Trovando longanime ascolto nella presidente: “nel Pd ci vorrebbero più Cuppi e meno Morassut”, hanno fatto sapere su Twitter, hanno denunciato, ancora su Twitter,  la stanchezza “per una politica fatta sugli schermi e con decine di comunicati”.   “Noi facciamo parte di un campo progressista e chiediamo che si apra una fase Costituente, non per il Pd o per le Sardine, ma per migliaia di persone che da anni aspettano”.  E’ vibrante il tono  di Santori. “Noi tutti in 15 anni, i partiti, le associazioni, i cittadini, non siamo riusciti a costruire una alternativa, e questo perché siamo tutti innamorati delle nostre etichette e delle nostre sigle.
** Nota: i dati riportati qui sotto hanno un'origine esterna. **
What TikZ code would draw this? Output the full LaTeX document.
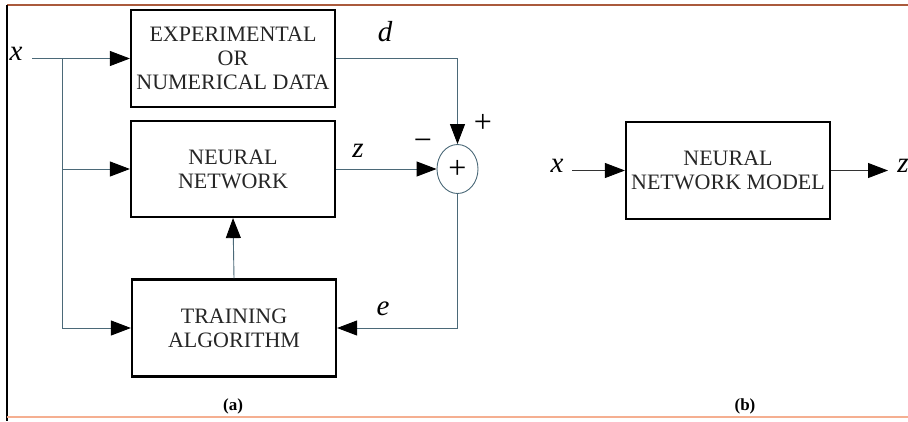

L’alternativa ci sarà comunque, spetta al Pd decidere se esserci o no”.

 E siccome “noi ci mettiamo il corpo e la faccia”, dice, “siccome serve una proposta politica credibile, farla non spetta a loro. incaricatisi di portare aria fresca nelle aule sorde e grigie, possibilmente fritta però, perché il fritto per la sardina è la morte sua, no,  non spetta a loro, “bensì ai partiti politici”

Vuoi vedere che aveva ragione Tolstoi quando scriveva che nessuno è più conservatore dei giovani, riferendosi probabilmente ai ragazzi Rostov, a Vronskij,  a Oblonskij, a pallide  dinastie di rampolli aristocratici il cui posto fu poi occupato dai Buddenbrook e dalle casate della grande borghesia.

Così, andando sempre peggiorando, le bandiere della reazione e della moderazione  le sventolano educatamente i carini, i furbetti, i cocchi dell’establishment che puntano su una meccanica annessione ai piccolo potentati locali e nazionali, favorita dalla fine della democrazia e della consegna in forma di delega  ai fantasmi della rappresentanza e da questi ai tecnici e competenti che i baldi giovinotti avevano già implorato di prodigarsi per noi. Sono le stirpi mediocri di un ceto sopravvissuto che fonda la sua pretesa di superiorità sociale, culturale, economica e quindi  morale, sull’inferiorità economica – con quel che ne consegue – di classi scaraventate nella voragine della povertà e della subalternità.

I loro mentori sono Prodi, Fornero, Monti,  i guitti della commedia del benessere che dal profitto di chi ha e accumula e specula per avere di più cospargerebbe un po’ di polverina d’oro sui diseredati, sono gli scribacchini della Gedi che seminano paura per raccogliere servitù, sono gli opinionisti del progressismo che profondendo retorica miserabile mostrano le invidiabili sorti future a disposizione del capitale umano pronto a adeguarsi alla distruzione creativa.

Così ci tocca leggere Concita De Gregorio, la becchina dell’Unità di Gramsci, che ne fa l’apologia per dire che le sardine interpretano i popolo senza populismo:  “Non quella degli opinionisti, dei disillusi, di “culi pesi e tastiere pesanti”, no. Non quella degli intellettuali e dei benpensanti, non quella delle penne fini. La sinistra di chi si sporca le mani, come loro. La sinistra “degli apolidi” che da Nord a Sud cercano casa e non la trovano. Moltitudini, effettivamente. Brava gente che manda avanti l’Italia e non si stanca”. 

C’è da sospettare che gli italiani brava gente che invece conosce lei siano quelli della concorrenza sleale, dei volontari in Africa sotto Graziani, dei fascisti che guidavano su per le montagne i nazisti fino a Sant’Anna di Stazzema, gli italiani braa gente che dice si, che si compiace della delazione allora come oggi contro i dissenzienti della mascherina, del conformismo interessato a mantenersi qualche privilegio grazie a clientelismo e familismo, della spirale del silenzio che assorbe critica e opposizione come fossero colpevoli eresie.

Perché invece la brava gente che conosciamo noi è fatta di quelli obbligati a lavorare senza garanzie, sicurezza, diritti in qualità di essenziali, di ricattati che resistono nel Porto di Genova, di giovani che protestano per la casa e il territorio, di ragazzi che da anni si battono contro l’occupazione militare della loro terra, di anziani che si fanno arrestare per dimostrare che non cedono all’intimidazione della bulimia delle grandi opere.

Pare che una sardina abbia detto, convinta: «Se il Pd non va al popolo il popolo deve andare al Pd». Dovesse essere una scorciatoia per andare al Palazzo d’Inverno, calpestare i sontuosi tappeti, ammanettare presidente e ministri e esporli alla gogna, ci staremmo in tanti, ben più di 6 mila pesci in barile, tanti, almeno quanti un tempo andarono in montagna.